While Obama administration alumni make a bid for University of Phoenix.

By Lydia Goerner Published on June 29, 2016

Student debt in the United States currently totals over $1.3 million and the Obama administration is battling for-profit colleges in an attempt to ameliorate some of the hardship student debt causes.

The Department of Education released a proposal on June 13 that could cancel debt for students who attended for-profit colleges. According to Politico, “For-profit schools lure students with a high-pressure sales pitch to get them to enroll in sham degree programs. Then they load them up with debts they can never repay.” For-profit universities enroll 10 percent of all students but account for 40 percent of loan defaults.

The Department of Education’s proposal is not final and the rule will be officially released later this year.

According to The Daily Caller, a report issued June 15 by the Department of Education found the Accrediting Council for Independent Colleges and Schools (ACICS) failed to comply with 21 federal standards for accreditors.

This finding has the potential to impact 800,000 students at about 900 different campuses who could lose access to federal student loans, The Daily Caller reported.

Senator Elizabeth Warren recently said ACICS has had a “dismal record of failure.” In light of Department of Education report, Warren said the ACICS has failed “to serve as an effective guarantor of institutional quality and gatekeeper for billions of dollars in federal student funding.”

Politico reported today that three former officials who worked for an investment firm run by President Obama’s friend staged a campaign to get the Education Department to approve a purchase of the University of Phoenix, the biggest for-profit college.

The potential sale of the University of Phoenix has high stakes for taxpayers, students and investors. According to Politico:

“The University of Phoenix’s financial stability may depend on the $1.1 billion acquisition. If the company were to fail, more than 160,000 students could be displaced and the government would be on the hook for hundreds of millions in student loans.”

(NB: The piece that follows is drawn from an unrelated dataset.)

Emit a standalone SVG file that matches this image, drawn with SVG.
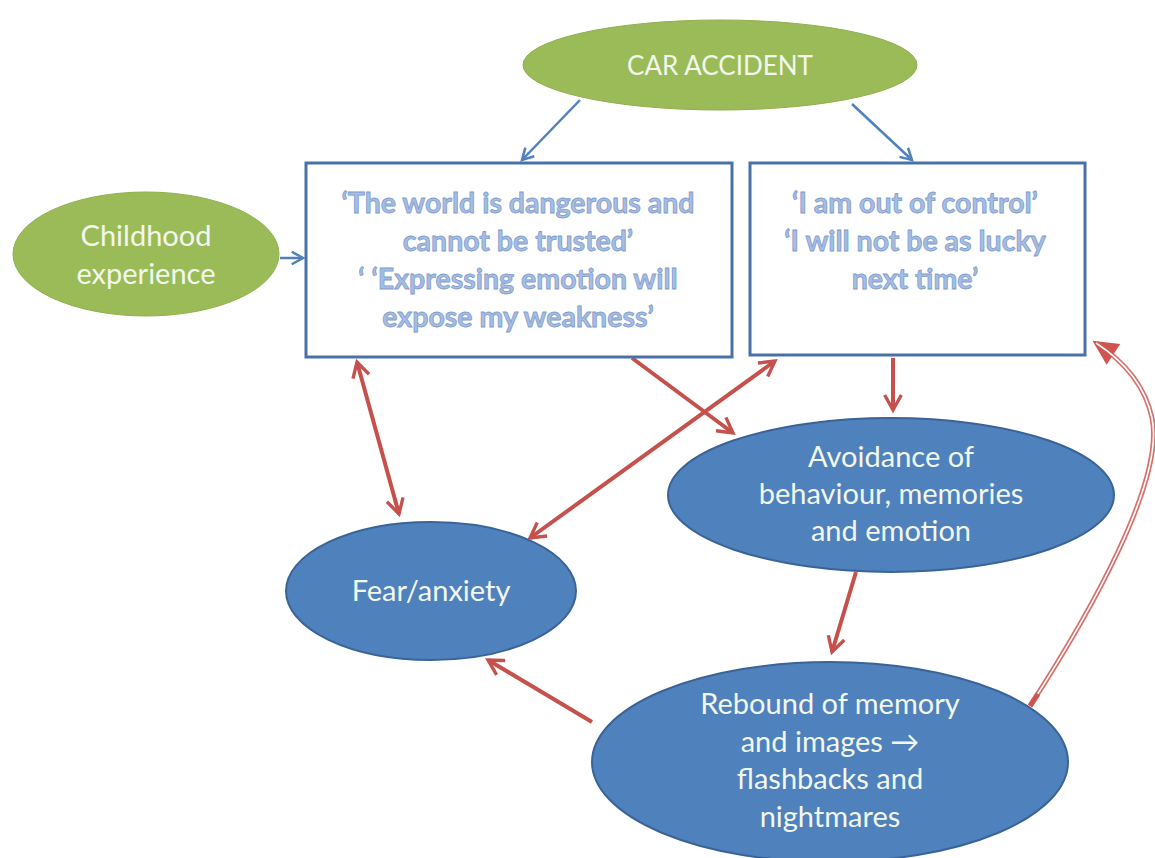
<svg xmlns="http://www.w3.org/2000/svg" width="1155" height="858" viewBox="0 0 1155 858">
<defs>
<style>
.green{fill:#9bbb59;stroke:#8fb04e;stroke-width:1}
.blueE{fill:#4f81bd;stroke:#3a6397;stroke-width:2}
.box{fill:#ffffff;stroke:#4a70a8;stroke-width:3}
.tw{font-family:Lato,"Open Sans","Liberation Sans",sans-serif;font-size:29px;fill:#f2f7ec;text-anchor:middle}
.tc{font-size:26px}
.tb{font-family:Lato,"Open Sans","Liberation Sans",sans-serif;font-size:28.5px;font-weight:bold;fill:#a6bee3;stroke:#7f9bcb;stroke-width:0.8;text-anchor:middle}
.bl{fill:none;stroke:#4f81bd;stroke-width:2.5}
.rd{fill:none;stroke:#c6504c;stroke-width:4}
</style>
<marker id="ab" viewBox="0 0 12 12" refX="10" refY="6" markerWidth="6" markerHeight="6" markerUnits="strokeWidth" orient="auto-start-reverse">
<path d="M1,1 L10,6 L1,11" fill="none" stroke="#4f81bd" stroke-width="2"/>
</marker>
<marker id="ar" viewBox="0 0 12 12" refX="10" refY="6" markerWidth="5" markerHeight="5" markerUnits="strokeWidth" orient="auto-start-reverse">
<path d="M1,1 L10,6 L1,11" fill="none" stroke="#c6504c" stroke-width="2"/>
</marker>
<marker id="af" viewBox="0 0 12 12" refX="10" refY="6" markerWidth="6" markerHeight="5" markerUnits="strokeWidth" orient="auto">
<path d="M0,0 L12,6 L0,12 Z" fill="#d0554f"/>
</marker>
</defs>
<rect width="1155" height="858" fill="#ffffff"/>
<g id="connectors">
<path class="bl" d="M580,100 L522,160" marker-end="url(#ab)"/>
<path class="bl" d="M852,104 L912,160" marker-end="url(#ab)"/>
<path class="bl" d="M280,258 L303,258" marker-end="url(#ab)"/>
<path class="rd" d="M357,362 L399,514" marker-start="url(#ar)" marker-end="url(#ar)"/>
<path class="rd" d="M632,358 L733,433" marker-end="url(#ar)"/>
<path class="rd" d="M775,361 L530,538" marker-start="url(#ar)" marker-end="url(#ar)"/>
<path class="rd" d="M893,358 L893,410" marker-end="url(#ar)"/>
<path class="rd" d="M856,572 L832,652" marker-end="url(#ar)"/>
<path class="rd" d="M592,722 L488,660" marker-end="url(#ar)"/>
<path d="M1030,706 C1092,610 1165,480 1152,418 C1145,385 1122,360 1096,343" fill="none" stroke="#d6706b" stroke-width="5" marker-end="url(#af)"/>
<path d="M1030,706 C1092,610 1165,480 1152,418 C1145,385 1122,360 1096,343" fill="none" stroke="#ffffff" stroke-width="1.6"/>
<path d="M1030,706 L1038,694" stroke="#d0554f" stroke-width="5"/>
</g>
<g id="car-accident">
<ellipse class="green" cx="720" cy="65" rx="197" ry="45"/>
<text class="tw tc" x="720" y="75">CAR ACCIDENT</text>
</g>
<g id="childhood">
<ellipse class="green" cx="146" cy="254" rx="133" ry="62"/>
<text class="tw" x="146" y="246">Childhood</text>
<text class="tw" x="146" y="284">experience</text>
</g>
<g id="box-world">
<rect class="box" x="306" y="163" width="426" height="194"/>
<text class="tb" x="518" y="213">‘The world is dangerous and</text>
<text class="tb" x="518" y="251">cannot be trusted’</text>
<text class="tb" x="518" y="289">‘ ‘Expressing emotion will</text>
<text class="tb" x="518" y="327">expose my weakness’</text>
</g>
<g id="box-control">
<rect class="box" x="750" y="163" width="335" height="192"/>
<text class="tb" x="915" y="213">‘I am out of control’</text>
<text class="tb" x="915" y="251">‘I will not be as lucky</text>
<text class="tb" x="915" y="289">next time’</text>
</g>
<g id="avoidance">
<ellipse class="blueE" cx="891" cy="495" rx="223" ry="77"/>
<text class="tw" x="891" y="467">Avoidance of</text>
<text class="tw" x="891" y="504">behaviour, memories</text>
<text class="tw" x="891" y="541">and emotion</text>
</g>
<g id="fear">
<ellipse class="blueE" cx="431" cy="591" rx="145" ry="69"/>
<text class="tw" x="431" y="601">Fear/anxiety</text>
</g>
<g id="rebound">
<ellipse class="blueE" cx="830" cy="762" rx="238" ry="100"/>
<text class="tw" x="830" y="714">Rebound of memory</text>
<text class="tw" x="830" y="752">and images →</text>
<text class="tw" x="830" y="789">flashbacks and</text>
<text class="tw" x="830" y="827">nightmares</text>
</g>
</svg>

On June 24, the National Advisory Committee on Institutional Quality and Integrity voted 10-3 to revoke ACICS’s power to accredit schools. The Daily Caller reported:

“The vote came in the wake of a devastating government report that found ACICS routinely failed to adequately police schools under its oversight, allowing many institutions to deceive and defraud students. ACICS was responsible for accrediting Corinthian Colleges (which abruptly failed in 2014 while under investigation), Northwestern Polytechnic University (a degree mill that fabricated students’ grades), and numerous other schools that have been investigated or found responsible for underhanded behavior.”

Two years ago, the Department of Education finalized rules intended to protect students. Their goals included preventing students from being buried in debt, more rigorous accountability, increased transparency about student success and improving student outcomes.

Arne Duncan, the U.S. Secretary of Education, said the regulations were the beginning of making student debt more manageable for students:

“Career colleges must be a stepping stone to the middle class. But too many hard-working students find themselves buried in debt with little to show for it. That is simply unacceptable. These regulations are a necessary step to ensure that colleges accepting federal funds protect students, cut costs and improve outcomes. We will continue to take action as needed.”